I can't really find any information about how these functions are intended to be implemented by the FMU. Should we cooperate on some example FMUs?

The FMI Library functions we use here are just wrappers over FMI functions. For example, fmi2_import_get_fmu_state() corresponds to the FMI 2.0 function fmi2GetFMUstate(), whose semantics are described in the FMI 2.0 spec.

Is the Dahlquist FMU intended for testing the FMU state API?

Exactly. And I'll be using it to test the serialisation API in my next PR.

Another question I have - say we want to save all state by default. Does this affect the current implementation - for example, do we need to start thinking about keeping a circular buffer of states for a configurable duration, for example? Is this to be done in execution::step, with saving & restoring state acting as a form of manipulator, or directly on each model instance within algorithm::do_step?

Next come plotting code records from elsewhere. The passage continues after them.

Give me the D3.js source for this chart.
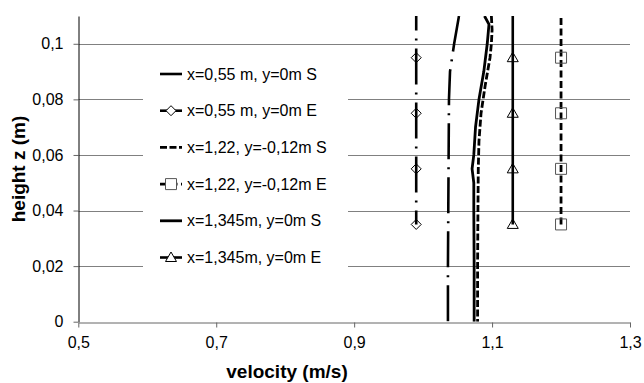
<!DOCTYPE html>
<html>
<head>
<meta charset="utf-8">
<script src="https://cdn.jsdelivr.net/npm/d3@7"></script>
<style>
  html, body { margin: 0; padding: 0; background: #fff; }
  svg { display: block; font-family: "Liberation Sans", Arial, sans-serif; }
</style>
</head>
<body>
<svg id="chart" width="644" height="383"></svg>
<script>
// Velocity profiles: S = simulated curves, E = measured points
const xTicks = [0.5, 0.7, 0.9, 1.1, 1.3];
const yTicks = [0, 0.02, 0.04, 0.06, 0.08, 0.1];

const seriesNames = [
  "x=0,55 m, y=0m S",
  "x=0,55 m, y=0m E",
  "x=1,22, y=-0,12m S",
  "x=1,22, y=-0,12m E",
  "x=1,345m, y=0m S",
  "x=1,345m, y=0m E"
];

// x=0,55 S (top to bottom)
const zS055 = [0.11, 0.1, 0.09, 0.08, 0.06, 0.04, 0.02, 0];
const vS055 = [1.052, 1.045, 1.039, 1.0375, 1.037, 1.0365, 1.036, 1.036];

// x=1,22 S
const zS122 = [0.11, 0.105, 0.1, 0.095, 0.085, 0.075, 0.065, 0.055, 0.04, 0.02, 0];
const vS122 = [1.099, 1.100, 1.099, 1.097, 1.090, 1.084, 1.081, 1.080, 1.0795, 1.079, 1.079];

// x=1,345 S
const zS1345 = [0.11, 0.107, 0.1, 0.09, 0.08, 0.07, 0.06, 0.055, 0.05, 0.04, 0.02, 0];
const vS1345 = [1.089, 1.0955, 1.093, 1.088, 1.081, 1.076, 1.0735, 1.071, 1.0735, 1.0735, 1.074, 1.074];

// measured heights and velocities
const zE = [0.035, 0.055, 0.075, 0.095, 0.115];
const vE055 = [0.99, 0.99, 0.99, 0.99, 0.99];
const vE122 = [1.2, 1.2, 1.2, 1.2, 1.2];
const vE1345 = [1.13, 1.13, 1.13, 1.13, 1.13];

const svg = d3.select("#chart");
const plotL = 78.3, plotR = 630, plotT = 16, plotB = 321.7;

const x = d3.scaleLinear().domain([0.5, 1.3]).range([plotL, plotR]);
const y = d3.scaleLinear().domain([0, 0.11]).range([plotB, plotT]);
const fmt = d => String(d).replace(".", ",");

svg.append("defs").append("clipPath").attr("id", "plotClip")
  .append("rect").attr("x", plotL).attr("y", plotT)
  .attr("width", plotR - plotL).attr("height", plotB - plotT);

// horizontal gridlines
svg.append("g").selectAll("line").data(yTicks.filter(d => d > 0)).join("line")
  .attr("x1", plotL).attr("x2", plotR)
  .attr("y1", d => Math.round(y(d)) + 0.5).attr("y2", d => Math.round(y(d)) + 0.5)
  .attr("stroke", "#808080").attr("stroke-width", 1);

// legend background interrupts the gridlines
svg.append("rect").attr("x", 143).attr("y", 56).attr("width", 205).attr("height", 220)
  .attr("fill", "#fff");

// axes
const xAxis = svg.append("g")
  .attr("transform", `translate(0,${Math.round(plotB) + 0.5})`)
  .call(d3.axisBottom(x).tickValues(xTicks).tickFormat(fmt).tickSizeInner(5).tickSizeOuter(0));
xAxis.select(".domain").attr("stroke", "#666");
xAxis.selectAll(".tick line").attr("stroke", "#666");
xAxis.selectAll(".tick text").attr("font-size", 16).attr("fill", "#000")
  .attr("font-family", "Liberation Sans, Arial, sans-serif").attr("dy", "1.1em");

const yAxis = svg.append("g")
  .attr("transform", `translate(${Math.round(plotL) + 0.5},0)`)
  .call(d3.axisLeft(y).tickValues(yTicks).tickFormat(fmt).tickSizeInner(5).tickSizeOuter(0));
yAxis.select(".domain").attr("stroke", "#000");
yAxis.selectAll(".tick line").attr("stroke", "#666");
yAxis.selectAll(".tick text").attr("font-size", 16).attr("fill", "#000")
  .attr("font-family", "Liberation Sans, Arial, sans-serif").attr("x", -15);

// axis titles
svg.append("text").attr("x", 287).attr("y", 378).attr("text-anchor", "middle")
  .attr("font-size", 19).attr("font-weight", "bold").text("velocity (m/s)");
svg.append("text").attr("transform", `translate(25,169) rotate(-90)`)
  .attr("text-anchor", "middle").attr("font-size", 19).attr("font-weight", "bold")
  .text("height z (m)");

// series
const line = d3.line().x(d => x(d[0])).y(d => y(d[1]));
const pairs = (vs, zs) => vs.map((v, i) => [v, zs[i]]);

const styles = [
  { dash: "36,8,2,8", width: 2.6, marker: null },
  { dash: "36,8,2,8", width: 2.6, marker: "diamond", offset: 22 },
  { dash: "7,2.5", width: 2.8, marker: null },
  { dash: "7,3.5", width: 2.8, marker: "square" },
  { dash: null, width: 2.8, marker: null },
  { dash: null, width: 2.6, marker: "triangle" }
];

const data = [
  pairs(vS055, zS055),
  pairs(vE055, zE),
  pairs(vS122, zS122),
  pairs(vE122, zE),
  pairs(vS1345, zS1345),
  pairs(vE1345, zE)
];

const markerPath = {
  diamond: "M0,-5L5,0L0,5L-5,0Z",
  triangle: "M0,-5.5L5.5,4L-5.5,4Z",
  square: "M-5.5,-5.5H5.5V5.5H-5.5Z"
};
const markerStroke = { diamond: "#000", triangle: "#000", square: "#555" };

const plot = svg.append("g").attr("clip-path", "url(#plotClip)");
data.forEach((pts, i) => {
  const s = styles[i];
  plot.append("path").attr("d", line(pts)).attr("fill", "none")
    .attr("stroke", "#000").attr("stroke-width", s.width)
    .attr("stroke-dasharray", s.dash)
    .attr("stroke-dashoffset", s.offset || 0);
  if (s.marker) {
    plot.append("g").selectAll("path").data(pts).join("path")
      .attr("d", markerPath[s.marker])
      .attr("transform", d => `translate(${x(d[0])},${y(d[1])})`)
      .attr("fill", "none").attr("stroke", markerStroke[s.marker]).attr("stroke-width", 1);
  }
});

// legend
const legend = svg.append("g");
const legY0 = 74, legStep = 36.7;
seriesNames.forEach((name, i) => {
  const s = styles[i];
  const cy = legY0 + i * legStep;
  legend.append("line").attr("x1", 160).attr("x2", 182).attr("y1", cy).attr("y2", cy)
    .attr("stroke", "#000").attr("stroke-width", s.width)
    .attr("stroke-dasharray", s.dash);
  if (s.marker) {
    legend.append("path").attr("d", markerPath[s.marker])
      .attr("transform", `translate(171,${cy})`)
      .attr("fill", "#fff").attr("stroke", markerStroke[s.marker]).attr("stroke-width", 1);
  }
  legend.append("text").attr("x", 187).attr("y", cy).attr("dy", "0.35em")
    .attr("font-size", 16).text(name);
});
</script>
</body>
</html>
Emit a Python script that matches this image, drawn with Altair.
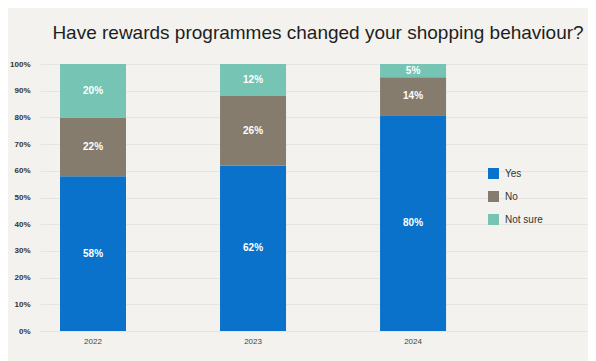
import altair as alt
import pandas as pd

years = ["2022", "2023", "2024"]
answers = ["Yes", "No", "Not sure"]
yes_vals = [58, 62, 80.8]
no_vals = [22, 26, 14.2]
notsure_vals = [20, 12, 5]
yes_labels = ["58%", "62%", "80%"]
no_labels = ["22%", "26%", "14%"]
notsure_labels = ["20%", "12%", "5%"]
colors = ["#0a72cb", "#867c6e", "#75c4b4"]
ticks = list(range(0, 101, 10))

rows = []
for i, yr in enumerate(years):
    for k, (ans, vals, labs) in enumerate(zip(answers, [yes_vals, no_vals, notsure_vals],
                                               [yes_labels, no_labels, notsure_labels])):
        rows.append({"year": yr, "answer": ans, "value": vals[i], "label": labs[i], "ord": k})
df = pd.DataFrame(rows)

base = alt.Chart(df).transform_stack(
    stack="value", groupby=["year"], as_=["y0", "y1"], sort=[alt.SortField("ord", order="ascending")]
).transform_calculate(mid="(datum.y0 + datum.y1) / 2")

xscale = alt.Scale(paddingInner=0.5875, paddingOuter=0.506, align=0.1235)
xaxis = alt.Axis(labelAngle=0, labelFontSize=8, labelColor="#444", labelPadding=6,
                 ticks=False, domainColor="#e6e4e0", labelFont="Liberation Sans")
yscale = alt.Scale(domain=[0, 100])
yaxis = alt.Axis(values=ticks, labelExpr="datum.value + '%'",
                 labelFontSize=8, labelFontWeight="bold", labelColor="#333",
                 labelPadding=10, ticks=False, domain=False, gridColor="#e6e4e0",
                 labelOverlap=False, labelFont="Liberation Sans")

bars = base.mark_bar().encode(
    x=alt.X("year:N", title=None, scale=xscale, axis=xaxis),
    y=alt.Y("y0:Q", title=None, scale=yscale, axis=yaxis),
    y2="y1:Q",
    color=alt.Color("answer:N", scale=alt.Scale(domain=answers, range=colors),
                    legend=alt.Legend(title=None, orient="none", legendX=448, legendY=104,
                                      symbolType="square", symbolSize=121, symbolStrokeWidth=0,
                                      labelFontSize=10, labelColor="#333", rowPadding=12,
                                      labelOffset=6, padding=0, labelFont="Liberation Sans")),
)

texts = base.mark_text(color="white", fontWeight="bold", fontSize=10, font="Liberation Sans").encode(
    x=alt.X("year:N", title=None, scale=xscale, axis=xaxis),
    y=alt.Y("mid:Q", title=None, scale=yscale, axis=yaxis),
    text="label:N",
)

chart = alt.layer(bars, texts).properties(
    width=548, height=267,
    title=alt.TitleParams("Have rewards programmes changed your shopping behaviour?",
                          fontSize=19, fontWeight="normal", color="#1e1e1e",
                          font="Liberation Sans", anchor="middle", offset=17, dx=4),
    background="#f3f2ee",
    padding={"left": 32, "top": 56, "right": 0, "bottom": 30},
    autosize=alt.AutoSizeParams(type="none"),
).configure_view(stroke=None)

chart.save("out.html", embed_options={"renderer": "svg", "actions": False})
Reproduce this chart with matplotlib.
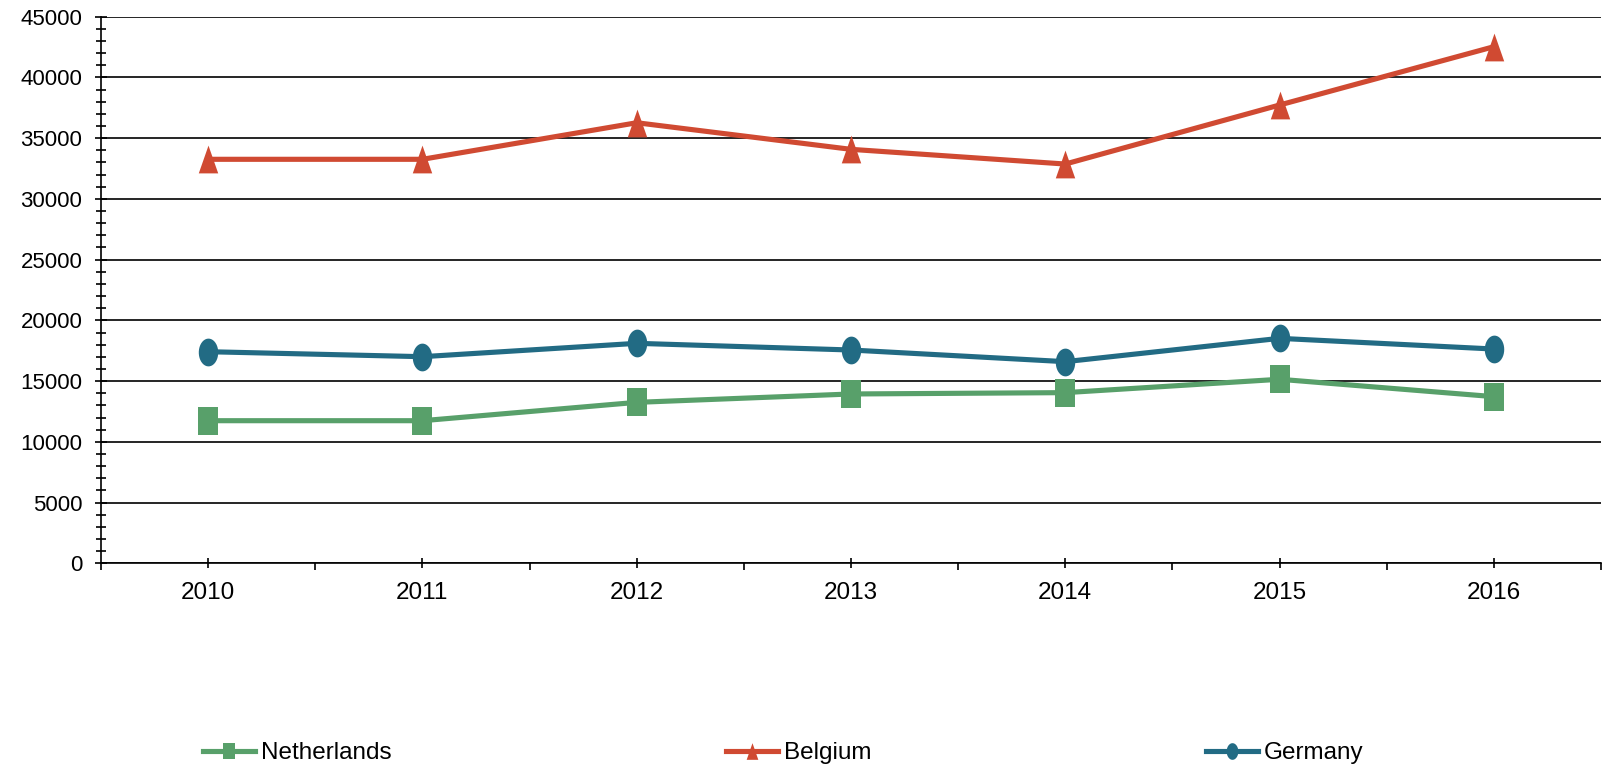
import matplotlib
matplotlib.use("Agg")
import numpy as np
import matplotlib.pyplot as plt
from matplotlib.ticker import MultipleLocator, FixedLocator
from matplotlib.lines import Line2D

# data
years = ['2010', '2011', '2012', '2013', '2014', '2015', '2016']
netherlands = [11740, 11740, 13250, 13940, 14050, 15150, 13720]
belgium = [33260, 33260, 36270, 34080, 32870, 37730, 42530]
germany = [17420, 17010, 18110, 17560, 16600, 18520, 17640]

series_names = ['Netherlands', 'Belgium', 'Germany']
colors = ['#58A06A', '#D04A32', '#226B84']

# markers in the reference are stretched vertically (about 14 x 20 px)
sq = [(-0.35, -0.5), (0.35, -0.5), (0.35, 0.5), (-0.35, 0.5), (-0.35, -0.5)]
tri = [(-0.35, -0.5), (0.35, -0.5), (0.0, 0.5), (-0.35, -0.5)]
t = np.linspace(0, 2 * np.pi, 40)
ell = list(zip(0.35 * np.cos(t), 0.5 * np.sin(t)))
markers = [sq, tri, ell]

plt.rcParams['font.family'] = ['Liberation Sans', 'DejaVu Sans']

fig = plt.figure(figsize=(16.08, 7.66), dpi=100)
ax = fig.add_axes([101 / 1608, 1 - 563.3 / 766, 1500 / 1608, (563.3 - 16.7) / 766])

x = list(range(len(years)))
for vals, name, c, m in zip([netherlands, belgium, germany], series_names, colors, markers):
    ax.plot(x, vals, color=c, marker=m, markersize=20, linewidth=3.7, label=name,
            markeredgewidth=0, zorder=3, clip_on=False)

ax.set_xlim(-0.5, len(years) - 0.5)
ax.set_ylim(0, 45000)

ax.yaxis.set_major_locator(MultipleLocator(5000))
ax.yaxis.set_minor_locator(MultipleLocator(1000))
ax.set_xticks(x)
ax.set_xticklabels(years)
ax.xaxis.set_minor_locator(FixedLocator([i - 0.5 for i in range(len(years) + 1)]))

ax.grid(axis='y', which='major', color='black', linewidth=1.2)
ax.set_axisbelow(True)

for s in ['top', 'right']:
    ax.spines[s].set_visible(False)
for s in ['left', 'bottom']:
    ax.spines[s].set_linewidth(1.2)
    ax.spines[s].set_color('black')

ax.tick_params(axis='y', which='major', direction='inout', length=9, width=1.2, pad=9, labelsize=16)
ax.tick_params(axis='y', which='minor', direction='inout', length=6.5, width=1.2)
ax.tick_params(axis='x', which='major', direction='inout', length=7, width=1.2, pad=10, labelsize=17.5)
ax.tick_params(axis='x', which='minor', direction='out', length=5, width=1.2)

handles = [Line2D([], [], color=c, marker=m, markersize=12, linewidth=3.7, markeredgewidth=0)
           for c, m in zip(colors, markers)]
fig.legend(handles, series_names, loc='center left', bbox_to_anchor=(203 / 1608, 1 - 753 / 766),
           ncol=3, frameon=False, fontsize=17.5, borderpad=0, borderaxespad=0,
           handlelength=2.14, handletextpad=0.25, columnspacing=13.75)

fig.savefig('out.png', dpi=100)
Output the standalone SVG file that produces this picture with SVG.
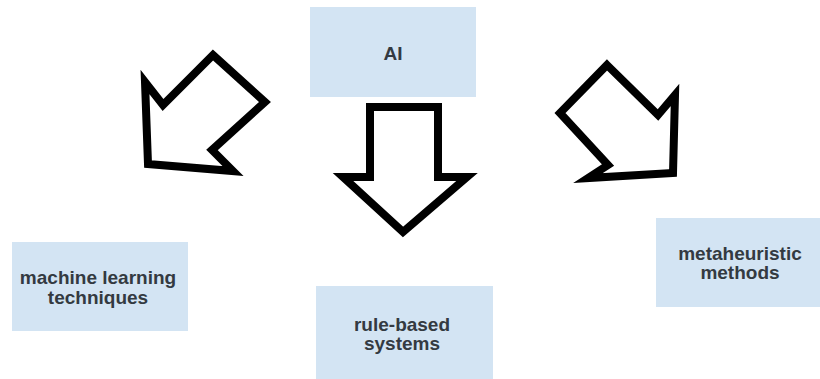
<svg xmlns="http://www.w3.org/2000/svg" width="820" height="379" viewBox="0 0 820 379">
  <style>
    .box { fill: #d3e4f3; }
    .label { font-family: "Liberation Sans", Arial, sans-serif; font-weight: bold; font-size: 19px; fill: #333a41; text-anchor: middle; }
    .arrow { fill: #ffffff; stroke: #000000; stroke-width: 8; stroke-linejoin: miter; stroke-miterlimit: 10; }
  </style>
  <rect width="820" height="379" fill="#ffffff"/>

  <!-- nodes -->
  <g id="ai">
    <rect class="box" x="310" y="7" width="166" height="90"/>
    <text class="label" x="393" y="60">AI</text>
  </g>
  <g id="machine-learning">
    <rect class="box" x="12" y="242" width="176" height="89"/>
    <text class="label" x="98" y="284">machine learning</text>
    <text class="label" x="98" y="304">techniques</text>
  </g>
  <g id="rule-based">
    <rect class="box" x="316" y="286" width="177" height="93"/>
    <text class="label" x="402" y="331">rule-based</text>
    <text class="label" x="402" y="350">systems</text>
  </g>
  <g id="metaheuristic">
    <rect class="box" x="656" y="218" width="164" height="89"/>
    <text class="label" x="740" y="260">metaheuristic</text>
    <text class="label" x="740" y="279">methods</text>
  </g>

  <!-- connectors: block arrows from AI to each branch -->
  <g id="connectors">
    <polygon class="arrow" points="213,55 265,102 212,150 233,171 148,164 145,82 163,105"/>
    <polygon class="arrow" points="370,107 438,107 438,177 467,177 403,232 343,177 370,177"/>
    <polygon class="arrow" points="607,65 658,115 675,95 673,173 588,178 608,165 560,113"/>
  </g>
</svg>
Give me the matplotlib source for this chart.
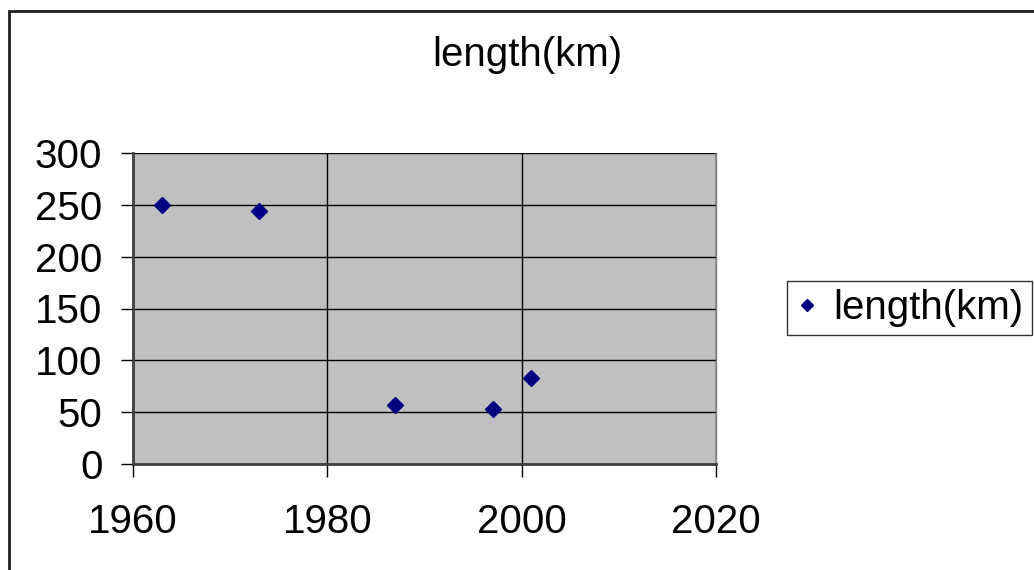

I'm not sure what the use case would be for saving all state by default, unless you mean for playback, and then I'll reiterate my statement that that's not what this feature is for. Saving the entire state in each time step would be enormously costly.

I haven't gotten to the point where I'm dealing with the full system and simulation yet, but here are my current ideas:

[^1]: This is the use case we have in OptiStress. There, we want to run a large number of simulations from the same starting point, e.g. in an optimisation loop. But for the sake of performance, we'd like to avoid repeating the "warm-up period" before the system reaches the steady state that we'll then perturb.

kyllingstad commented 1 month ago

I don't think the FMI state saving/serisalisation functions were designed for playback.

In fact, I don't think they can even conceivably be used for playback, because the internal state of each FMU instance is just exported as a binary blob, and in general you don't know anything about the format of its contents.